● WHAT THE EXERCISE ASKS:
Search the data for the word "with". Reproduce every line where it is found.

● DATA EXCERPTS:
** Begin **

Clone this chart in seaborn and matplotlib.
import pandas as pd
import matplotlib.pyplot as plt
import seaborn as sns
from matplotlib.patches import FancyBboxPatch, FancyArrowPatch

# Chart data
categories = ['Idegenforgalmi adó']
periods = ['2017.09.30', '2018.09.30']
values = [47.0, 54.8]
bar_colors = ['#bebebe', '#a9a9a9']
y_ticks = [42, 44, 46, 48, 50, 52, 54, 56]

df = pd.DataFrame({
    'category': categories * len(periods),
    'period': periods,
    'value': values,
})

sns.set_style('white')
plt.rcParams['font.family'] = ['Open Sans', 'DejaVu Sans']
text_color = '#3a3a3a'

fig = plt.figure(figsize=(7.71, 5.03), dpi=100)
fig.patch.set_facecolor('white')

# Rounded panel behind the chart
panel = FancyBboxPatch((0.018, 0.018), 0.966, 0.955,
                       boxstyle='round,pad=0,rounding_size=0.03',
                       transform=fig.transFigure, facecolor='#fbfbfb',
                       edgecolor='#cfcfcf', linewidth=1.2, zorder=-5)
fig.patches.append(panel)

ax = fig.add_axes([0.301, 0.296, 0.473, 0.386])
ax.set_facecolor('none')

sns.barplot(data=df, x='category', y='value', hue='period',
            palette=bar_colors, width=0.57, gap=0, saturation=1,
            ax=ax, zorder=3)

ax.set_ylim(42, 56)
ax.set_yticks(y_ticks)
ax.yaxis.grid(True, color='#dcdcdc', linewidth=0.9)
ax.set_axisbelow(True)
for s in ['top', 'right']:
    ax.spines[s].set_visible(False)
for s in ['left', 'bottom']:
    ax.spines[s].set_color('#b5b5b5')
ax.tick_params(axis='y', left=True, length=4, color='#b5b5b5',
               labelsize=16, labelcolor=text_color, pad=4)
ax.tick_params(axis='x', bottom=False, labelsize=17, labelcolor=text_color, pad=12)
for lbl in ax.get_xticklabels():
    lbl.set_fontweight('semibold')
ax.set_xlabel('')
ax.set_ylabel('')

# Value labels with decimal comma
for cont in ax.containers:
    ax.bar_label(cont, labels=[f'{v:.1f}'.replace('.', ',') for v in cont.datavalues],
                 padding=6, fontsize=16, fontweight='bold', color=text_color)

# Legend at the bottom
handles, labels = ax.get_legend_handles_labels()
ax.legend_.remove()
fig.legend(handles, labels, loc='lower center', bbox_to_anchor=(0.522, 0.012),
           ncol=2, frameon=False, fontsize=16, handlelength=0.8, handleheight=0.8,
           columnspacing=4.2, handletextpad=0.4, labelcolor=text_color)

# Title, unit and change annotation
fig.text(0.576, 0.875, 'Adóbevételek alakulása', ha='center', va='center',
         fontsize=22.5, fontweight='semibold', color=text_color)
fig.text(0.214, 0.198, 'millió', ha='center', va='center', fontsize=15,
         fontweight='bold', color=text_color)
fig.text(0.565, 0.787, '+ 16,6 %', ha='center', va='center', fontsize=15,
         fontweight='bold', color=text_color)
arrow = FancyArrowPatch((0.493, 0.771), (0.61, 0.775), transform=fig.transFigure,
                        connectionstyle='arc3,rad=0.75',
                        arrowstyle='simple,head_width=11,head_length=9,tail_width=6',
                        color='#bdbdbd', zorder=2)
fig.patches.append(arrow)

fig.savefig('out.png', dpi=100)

** End **
** Begin **

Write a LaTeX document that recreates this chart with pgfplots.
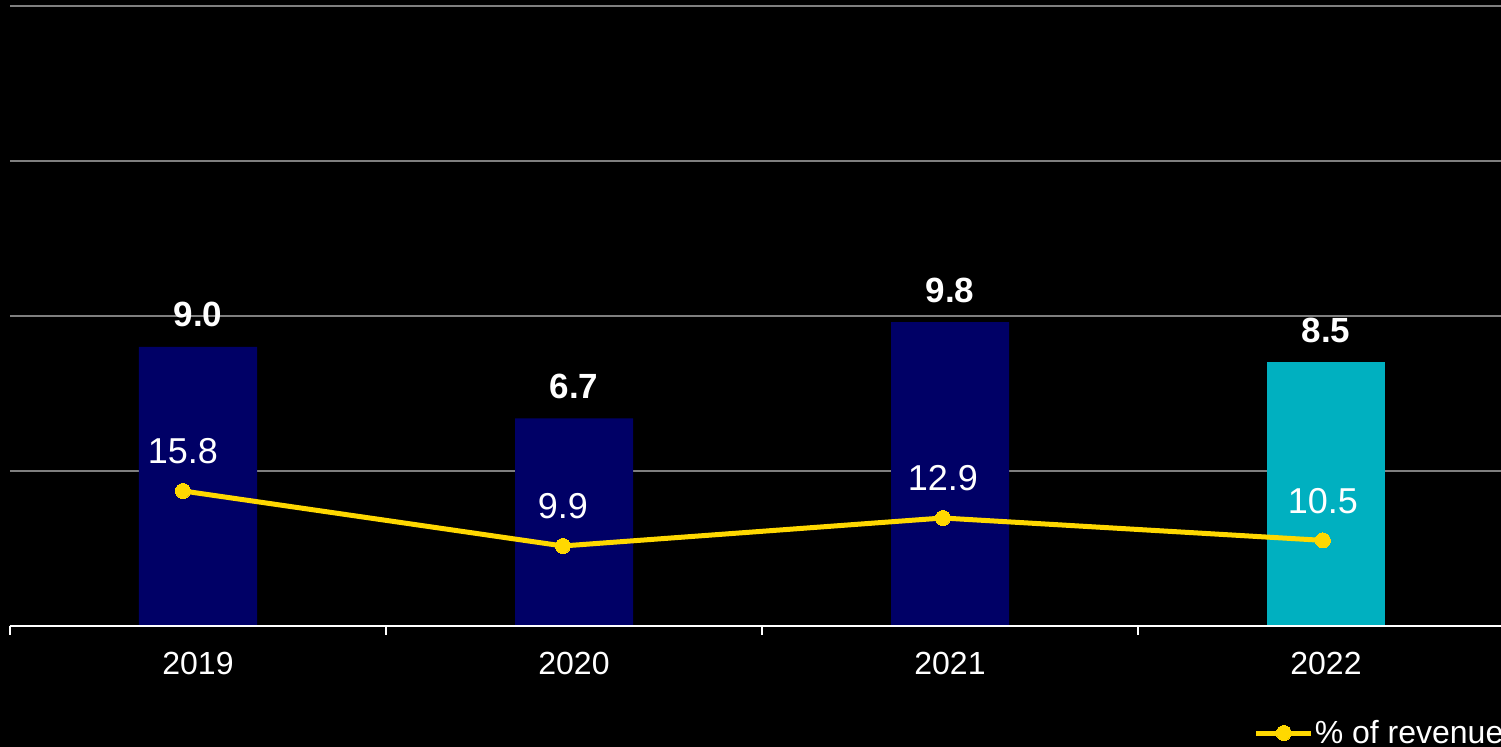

** End **
** Begin **

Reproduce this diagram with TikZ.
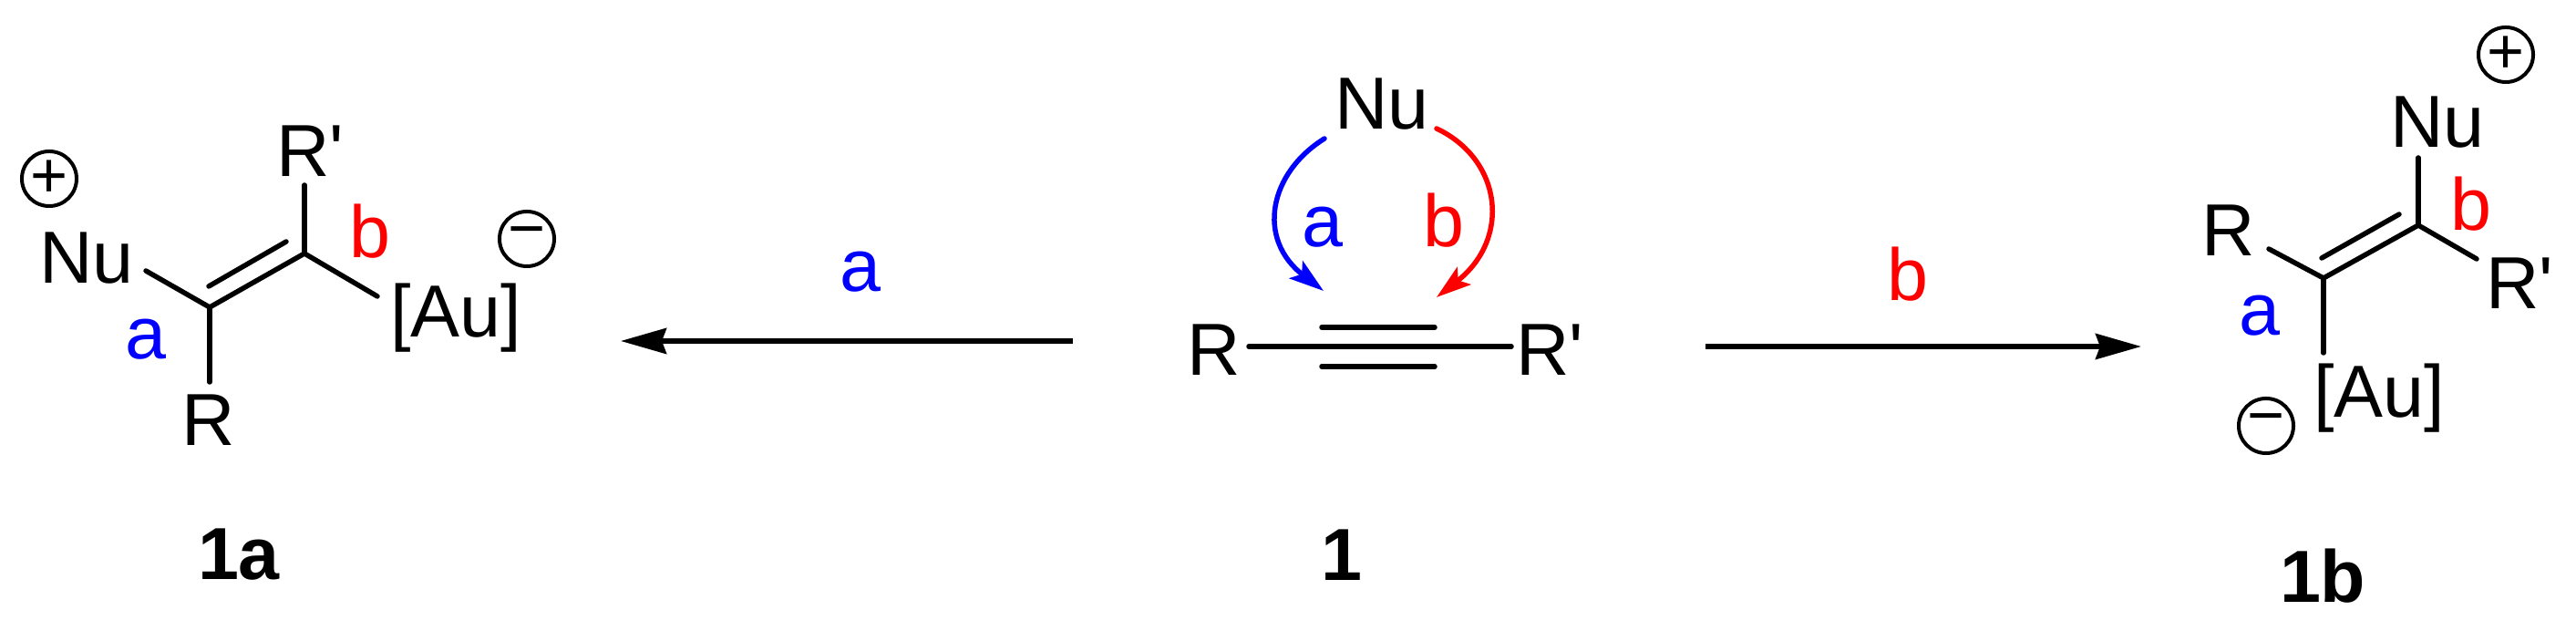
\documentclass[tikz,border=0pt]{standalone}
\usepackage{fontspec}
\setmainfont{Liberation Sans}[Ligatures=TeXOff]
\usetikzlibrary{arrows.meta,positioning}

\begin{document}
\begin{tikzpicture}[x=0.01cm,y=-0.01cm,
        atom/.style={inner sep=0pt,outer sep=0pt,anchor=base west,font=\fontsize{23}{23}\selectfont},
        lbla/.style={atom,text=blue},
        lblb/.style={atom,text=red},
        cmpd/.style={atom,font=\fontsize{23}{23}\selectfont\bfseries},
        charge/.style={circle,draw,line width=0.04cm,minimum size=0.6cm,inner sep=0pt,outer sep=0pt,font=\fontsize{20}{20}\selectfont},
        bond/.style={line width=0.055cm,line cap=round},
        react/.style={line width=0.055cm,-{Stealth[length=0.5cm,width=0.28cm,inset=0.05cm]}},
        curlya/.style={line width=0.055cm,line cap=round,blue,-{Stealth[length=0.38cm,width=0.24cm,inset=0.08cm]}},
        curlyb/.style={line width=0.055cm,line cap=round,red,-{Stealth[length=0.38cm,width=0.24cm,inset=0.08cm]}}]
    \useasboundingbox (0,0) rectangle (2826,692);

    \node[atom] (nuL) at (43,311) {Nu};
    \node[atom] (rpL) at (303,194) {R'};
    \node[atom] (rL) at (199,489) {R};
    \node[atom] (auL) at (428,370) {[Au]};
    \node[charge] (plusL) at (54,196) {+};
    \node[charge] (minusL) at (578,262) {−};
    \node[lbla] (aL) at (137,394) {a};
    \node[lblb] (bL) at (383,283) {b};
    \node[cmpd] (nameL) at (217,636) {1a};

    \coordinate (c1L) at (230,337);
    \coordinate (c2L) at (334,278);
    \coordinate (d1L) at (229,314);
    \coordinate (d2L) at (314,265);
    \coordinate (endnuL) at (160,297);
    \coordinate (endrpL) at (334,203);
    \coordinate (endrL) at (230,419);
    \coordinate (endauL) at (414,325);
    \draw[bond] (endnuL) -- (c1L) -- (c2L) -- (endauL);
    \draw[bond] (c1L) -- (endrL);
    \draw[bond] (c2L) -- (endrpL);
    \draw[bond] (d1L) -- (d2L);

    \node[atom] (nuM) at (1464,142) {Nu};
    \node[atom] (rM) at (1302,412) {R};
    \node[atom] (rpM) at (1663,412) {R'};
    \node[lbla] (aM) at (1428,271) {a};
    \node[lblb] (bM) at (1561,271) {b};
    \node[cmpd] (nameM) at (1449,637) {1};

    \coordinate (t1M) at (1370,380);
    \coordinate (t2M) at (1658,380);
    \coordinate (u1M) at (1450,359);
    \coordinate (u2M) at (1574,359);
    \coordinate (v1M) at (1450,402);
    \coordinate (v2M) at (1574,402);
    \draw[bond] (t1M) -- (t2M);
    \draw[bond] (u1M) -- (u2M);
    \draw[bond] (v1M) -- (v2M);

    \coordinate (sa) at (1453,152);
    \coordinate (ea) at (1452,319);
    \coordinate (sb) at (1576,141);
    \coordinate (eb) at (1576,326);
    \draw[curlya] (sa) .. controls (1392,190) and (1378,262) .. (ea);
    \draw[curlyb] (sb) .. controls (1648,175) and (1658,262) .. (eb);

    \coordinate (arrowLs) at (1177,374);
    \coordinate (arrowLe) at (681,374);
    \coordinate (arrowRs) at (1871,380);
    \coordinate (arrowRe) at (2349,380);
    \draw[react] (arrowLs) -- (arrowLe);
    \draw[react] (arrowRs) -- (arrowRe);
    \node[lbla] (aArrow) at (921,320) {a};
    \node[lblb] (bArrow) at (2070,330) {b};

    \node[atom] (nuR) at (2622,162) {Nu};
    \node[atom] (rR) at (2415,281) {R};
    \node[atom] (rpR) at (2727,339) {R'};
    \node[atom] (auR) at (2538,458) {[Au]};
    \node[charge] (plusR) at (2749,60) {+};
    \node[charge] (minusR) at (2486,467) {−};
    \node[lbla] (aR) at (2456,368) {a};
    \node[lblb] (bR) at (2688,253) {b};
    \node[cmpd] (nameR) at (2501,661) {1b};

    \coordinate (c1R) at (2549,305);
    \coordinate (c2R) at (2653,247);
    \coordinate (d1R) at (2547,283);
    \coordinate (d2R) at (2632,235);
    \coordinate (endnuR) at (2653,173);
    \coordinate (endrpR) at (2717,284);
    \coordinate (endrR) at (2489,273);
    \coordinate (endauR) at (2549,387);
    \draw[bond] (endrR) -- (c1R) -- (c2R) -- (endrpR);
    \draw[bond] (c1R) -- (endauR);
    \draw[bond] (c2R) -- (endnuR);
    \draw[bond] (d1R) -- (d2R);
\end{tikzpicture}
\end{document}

** End **

● SOLUTION TO THE EXERCISE:
# Value labels with decimal comma
Write a LaTeX document that recreates this chart with pgfplots.
Reproduce this diagram with TikZ.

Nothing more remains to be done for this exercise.